### EXERCISE DIRECTIONS
Omit every picture, and retype the lines that run from the beginning of the data below through the line containing "import plotly.graph_objects as go", inclusive.

··········

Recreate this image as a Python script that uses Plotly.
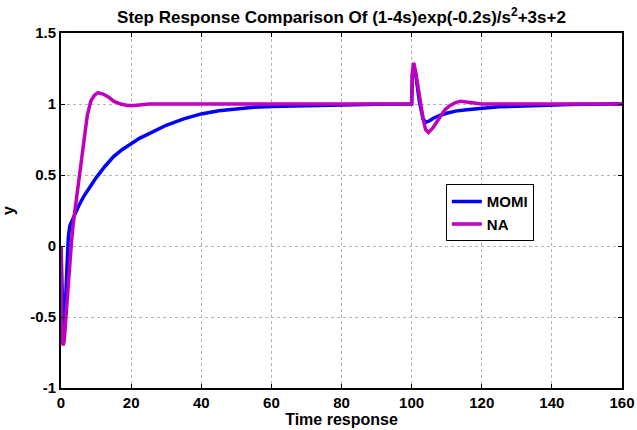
import plotly.graph_objects as go

# MOMI response
t_momi = [0, 0.3, 0.6, 0.9, 1.3, 1.7, 2.1, 2.5, 3.0, 4.0, 5.0, 6.5, 8.0, 10, 12.5, 15, 17.5, 20, 22.5,
          25, 30, 35, 40, 45, 50, 55, 60, 70, 80, 90, 100,
          100.2, 100.6, 101.2, 102.2, 103.2, 104.0, 105.0, 106.2, 108, 110, 112.5, 115.7, 120,
          125, 130, 135, 140, 145, 150, 160]
y_momi = [0, -0.35, -0.58, -0.64, -0.45, -0.15, 0.06, 0.14, 0.17, 0.23, 0.28, 0.35, 0.41, 0.48, 0.56, 0.63, 0.68, 0.72, 0.76,
          0.79, 0.85, 0.895, 0.93, 0.952, 0.967, 0.977, 0.983, 0.99, 0.995, 0.998, 1.0,
          1.2, 1.27, 1.2, 1.02, 0.9, 0.87, 0.88, 0.90, 0.92, 0.935, 0.95, 0.96, 0.97,
          0.98, 0.985, 0.99, 0.993, 0.996, 0.998, 1.0]

# NA response
t_na = [0, 0.02, 0.15, 0.35, 0.6, 0.9, 1.3, 1.7, 2.1, 2.5, 3.0, 3.5, 4.5, 5.5, 6.5, 7.5, 8.5, 9.5, 10.5,
        12, 13.5, 15, 17, 19, 21, 23, 25, 40, 60, 80, 100,
        100.2, 100.6, 101.2, 102.3, 103.3, 104.0, 104.8, 106, 107, 108, 109.5, 111, 112.5, 114, 116, 118, 120,
        140, 160]
y_na = [0, -0.25, -0.52, -0.66, -0.70, -0.67, -0.52, -0.37, -0.22, -0.1, 0.03, 0.16, 0.35, 0.53, 0.76, 0.92, 1.02, 1.06, 1.08,
        1.07, 1.05, 1.02, 1.0, 0.99, 0.99, 0.995, 1.0, 1.0, 1.0, 1.0, 1.0,
        1.22, 1.29, 1.22, 1.03, 0.89, 0.82, 0.80, 0.83, 0.87, 0.91, 0.96, 0.99, 1.01, 1.02, 1.015, 1.005, 1.0,
        1.0, 1.0]

x_ticks = [0, 20, 40, 60, 80, 100, 120, 140, 160]
y_ticks = [-1, -0.5, 0, 0.5, 1, 1.5]
y_tick_labels = ["-1", "-0.5", "0", "0.5", "1", "1.5"]

font_family = "Liberation Sans, Arial, sans-serif"

fig = go.Figure()
fig.add_trace(go.Scatter(x=t_momi, y=y_momi, mode="lines", name="MOMI",
                         line=dict(color="#0000FF", width=3.5)))
fig.add_trace(go.Scatter(x=t_na, y=y_na, mode="lines", name="NA",
                         line=dict(color="#BF00BF", width=3.5)))

axis_common = dict(
    showline=True, linecolor="black", linewidth=2, mirror="ticks",
    ticks="inside", ticklen=4, tickcolor="black", tickwidth=1,
    showgrid=True, gridcolor="#b4b4b4", griddash="dot", gridwidth=1,
    zeroline=False, automargin=False,
    tickfont=dict(family=font_family, size=15, color="black", weight="bold"),
)

fig.update_xaxes(range=[0, 160], tickvals=x_ticks, ticklabelstandoff=0,
                 title=dict(text="<b>Time response</b>", standoff=0,
                            font=dict(family=font_family, size=16, color="black")),
                 **axis_common)
fig.update_yaxes(range=[-1, 1.5], tickvals=y_ticks, ticktext=y_tick_labels,
                 title=dict(text="<b>y</b>", standoff=12,
                            font=dict(family=font_family, size=16, color="black")),
                 **axis_common)

fig.update_layout(
    width=637, height=430,
    margin=dict(l=61, r=15, t=33, b=42, autoexpand=False),
    paper_bgcolor="white", plot_bgcolor="white",
    title=dict(text="<b>Step Response Comparison Of (1-4s)exp(-0.2s)/s<sup>2</sup>+3s+2</b>",
               x=(61 + 622) / 2 / 637, xanchor="center", y=0.96, yanchor="middle",
               font=dict(family=font_family, size=17, color="black")),
    legend=dict(x=0.686, y=0.574, xanchor="left", yanchor="top",
                bgcolor="white", bordercolor="black", borderwidth=1,
                font=dict(family=font_family, size=15, color="black", weight="bold"),
                itemwidth=30, tracegroupgap=0),
    showlegend=True,
)

fig.write_html("out.html", config={"displayModeBar": False},
               post_script="document.body.style.margin='0px';document.body.style.overflow='hidden';")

··········

### RESULT
Recreate this image as a Python script that uses Plotly.
import plotly.graph_objects as go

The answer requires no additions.